Reading Notes - Question Answering and Question Generation as Dual Tasks
I have been reading about automatic question generation on and off for about an year now. There has been an increase in stuff that is coming up since last year, thanks to work on machine comprehension. My idea is to read regularly and write my summaries here from now on.
This post is my quick summary of what I understood an article I read, by a team from Microsoft Research, China.
Question Answering and Question Generation as Dual Tasks
Duyu Tang, Nan Duan, Tao Qin and Ming Zhou
It can be read on ArXiv
Summary about the paper: Question generation and question answering are treated as two separate tasks generally speaking. This paper proposes a frame work to treat them both as a “dual” task considering the fact that they are both intrinsically related. For learning these tasks, they used bidirectional GRU (Gated Recurrent Unit) based RNN (Recurrent Neural Network) architecture. They then evaluate their method using two standard datasets used in Question Answering research - MS MARCO (Microsoft Machine Reading and Comprehension) and SQuAD (The Stanford Question Answering Dataset) and conclude that they improve the state of the art for both QA and QG tasks.
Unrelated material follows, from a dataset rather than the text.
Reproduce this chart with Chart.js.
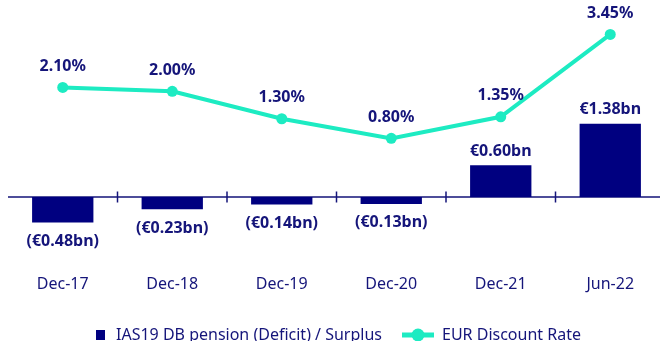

My summary: In the beginning, I thought the paper was well written. The algorithm part was reasonably clear, and I was eager to look at the experiment section, although I was also skeptical considering my earlier disappointments about these claims of “improving state of the art” which usually boils down to something like 0.05% improvement in precision or some other measure on some standard dataset. I was not wrong.
First about QA evaluation: I did not understand the explanation for not using the standard test set of SQuAD and MARCO datasets.
“It is worth to note that a common characteristic of these two datasets is that the ground truth of the test is invisible to the public. Therefore, we randomly split the original validation set into the dev set and the test set.”
Both MARCO and SQuAD have leaderboards where one can see the comparision numbers for the test data that they provide. So, an ideal comparison would not have been impossible to do in this case. While that will not actually tell us a whole lot about the system and the task (my reason: because all results could be just overfitting towards that test set), it will atleast let one do a fair comparison on the same test data with existing solutions.
Next to QG evaluation: I wondered what is the point of evaluating a QG system with BLEU type metric and stopping there. Shouldn’t there be some way to evaluate the grammaticality/fluency of the question, correctness etc? What is the point of a question generation system otherwise?
Overall, I was not convinced that there is a lot of improvement over the state of the art because of their architectural choices. My perception may change as I continue to read more. One good thing about reading this though is: I knew most of the pre-2016, non-DL related work mentioned over there, but I did not know many datasets referred there.
So, my homework:
“We are aware of other question answering datasets like WebQuestions (Berant et al., 2013), WikiQA (Yang et al., 2015) and SimpleQuestions (Bordes et al., 2015).”
-next step is to start going through these first!
Phew, tough job. It will take a while to get used to Jekyll markdown and posting with it!